Disabled Students Overcome Limits Making Maple Syrup

A one-of-a-kind program in Greenfield, New Hampshire is teaching students with severe disabilities how to make maple syrup. The program is a full-featured agricultural/vocational curriculum called the Farm School.

The Crotched Mountain Foundation School is a non-profit K-12 school for children with mental health disorders, physical disabilities, or on the autism spectrum.

The Farm School is in the middle of maple syrup season.

Colby Hoover, age 15, is a day student at Crotched Mountain.
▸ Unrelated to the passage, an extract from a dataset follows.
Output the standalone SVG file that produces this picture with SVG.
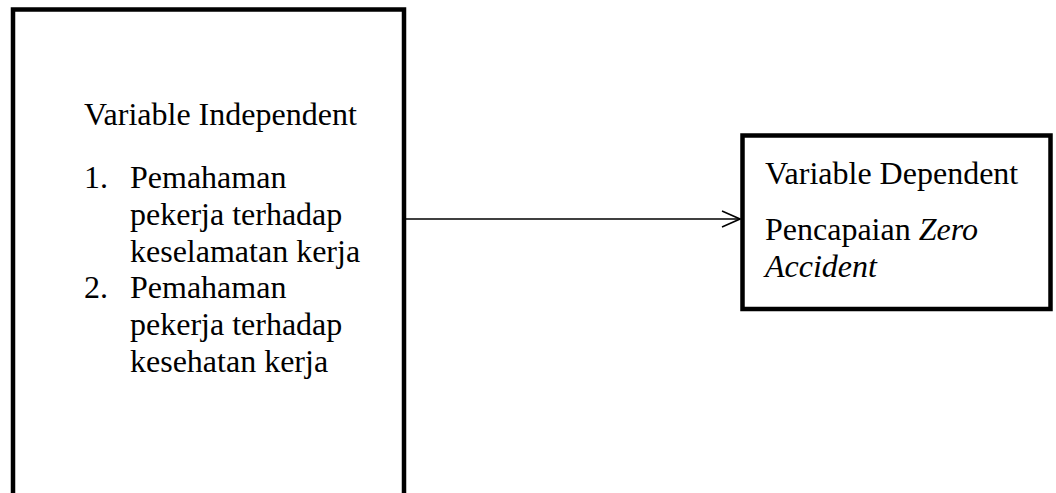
<svg xmlns="http://www.w3.org/2000/svg" width="1056" height="493" viewBox="0 0 1056 493">
<style>
.box{fill:#fff;stroke:#000;stroke-width:4.5}
.t{font-family:"Liberation Serif","Times New Roman",serif;font-size:32px;fill:#000}
.conn{stroke:#000;stroke-width:1.5;fill:none}
</style>
<defs>
<marker id="arr" markerWidth="20" markerHeight="20" refX="19" refY="9" orient="auto" markerUnits="userSpaceOnUse">
<path d="M1,1 L19,9 L1,17" fill="none" stroke="#000" stroke-width="1.5"/>
</marker>
</defs>
<rect width="1056" height="493" fill="#fff"/>
<g id="node-independent">
<rect class="box" x="13" y="9.5" width="391" height="500"/>
<text class="t" x="84" y="125">Variable Independent</text>
<text class="t" x="84" y="188">1.</text>
<text class="t" x="130" y="188">Pemahaman</text>
<text class="t" x="130" y="225">pekerja terhadap</text>
<text class="t" x="130" y="262">keselamatan kerja</text>
<text class="t" x="84" y="298">2.</text>
<text class="t" x="130" y="298">Pemahaman</text>
<text class="t" x="130" y="335">pekerja terhadap</text>
<text class="t" x="130" y="372">kesehatan kerja</text>
</g>
<g id="node-dependent">
<rect class="box" x="742.5" y="135.5" width="308" height="173.5"/>
<text class="t" x="765" y="184">Variable Dependent</text>
<text class="t" x="765" y="240">Pencapaian <tspan font-style="italic">Zero</tspan></text>
<text class="t" x="765" y="277" font-style="italic">Accident</text>
</g>
<g id="connectors">
<line class="conn" x1="406" y1="219" x2="740" y2="219" marker-end="url(#arr)"/>
</g>
</svg>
He participates in the maple syrup making process.

"Going out collecting sap, tapping trees, checking the line - that stuff I'm all for," Hoover said.

Hoover is learning life skills through the process of making maple syrup from scratch.

"It's fun doing activities," Hoover said. "I'm more of a hands-on learner."

Crotched Mountain provides the kind of support that students like Colby need to discover what he loves.

"I love being a part of a team, because I'm surrounded by people that I like a lot," Hoover said. Although, he did admit there was one aspect of making maple syrup that he doesn't love: "The boiling part."

David Johnson is the Marketing Vice President. He said their main goal at the center is for students to gain their maximum independence.

Langdon Thorne, age 20, is also a student at Crotched Mountain who participates in the maple syrup-making process.

"I like that it gives me something to do, because I get bored sometimes," Thorne said.

The program allows the students to learn in ways that meet their own unique needs.

"I can brag to my parents and say 'I learned this today,'" Thorne said. "Patience and a lot of hard work."

These are skills that Langdon has learned through the maple making process. They are also life skills he can take with him long after he's left Crotched Mountain.

In 2017 the Crotched Mountain won the New Hampshire Maple Producers Association Maple Contest in the classrooms division. They won the $2000 prize last year and used the money for our new evaporator.